Thanks.You have made this very clear and simple. Thanks for reminding me of why this happens, prevention is part of the battle. Excuses are easy, I like how you have spelled this out in no uncertain terms!
Mine started when my husband was gone a lot for work, travelling and long nights. I ran into an old friend at a sporting event. Exchanged emails and then things snowballed. Basically there were unmet needs and someone else willing. I think that every being has needs and when they are unmet, instinct helps us find away.
It's a good reminder to not spread yourself too thin. Your children, husband, and even pets have needs. Help meet them or they can find another away. Children feeling unloved in extreme situations, might join a gang.
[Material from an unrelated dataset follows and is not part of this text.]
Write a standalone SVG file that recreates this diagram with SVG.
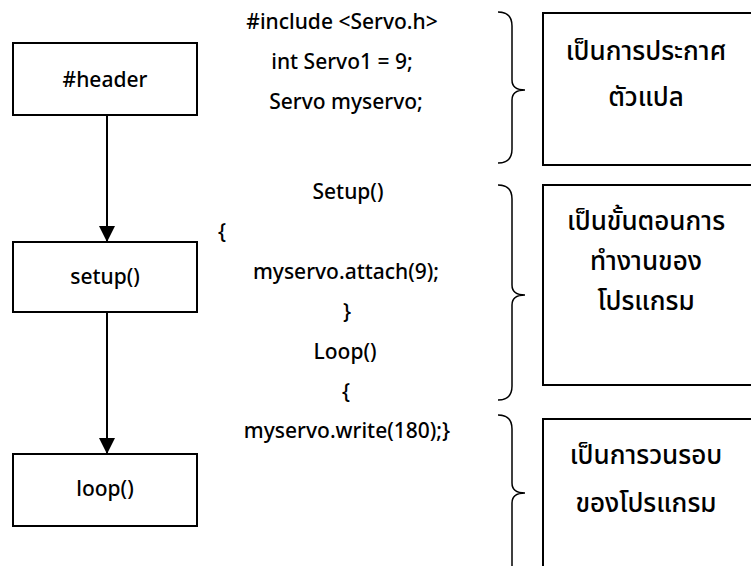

A constantly neglected husband will look else where to be validated. A dog never walked will start chewing things up. Think of the most basic needs of food and water, survival instinct compels people to do what it takes to meet those needs.
This is an excellent piece of truth! And I wish I had read it over ten years ago. What began as an emotional affair spiraled into a full-blown affair.
To the first commenter – those are good boundaries but I've went one step further and will not be alone in a room with a man unless he's one of my brothers . . . my affair was with my brother-in-law. Please be careful.
Thanks all of you for sharing… emotional affairs are real. I appreciate your honesty here. Don't be shy about letting others know about the harsh realities of this. Bless you all!
Commentor #4 – I love the standards you have now set for yourself. Congratulations on taking the high road. I'm sorry it took a hard road to get there… but I pray God will continue to use your story to bring light – and hope – to other young women who need to hear it.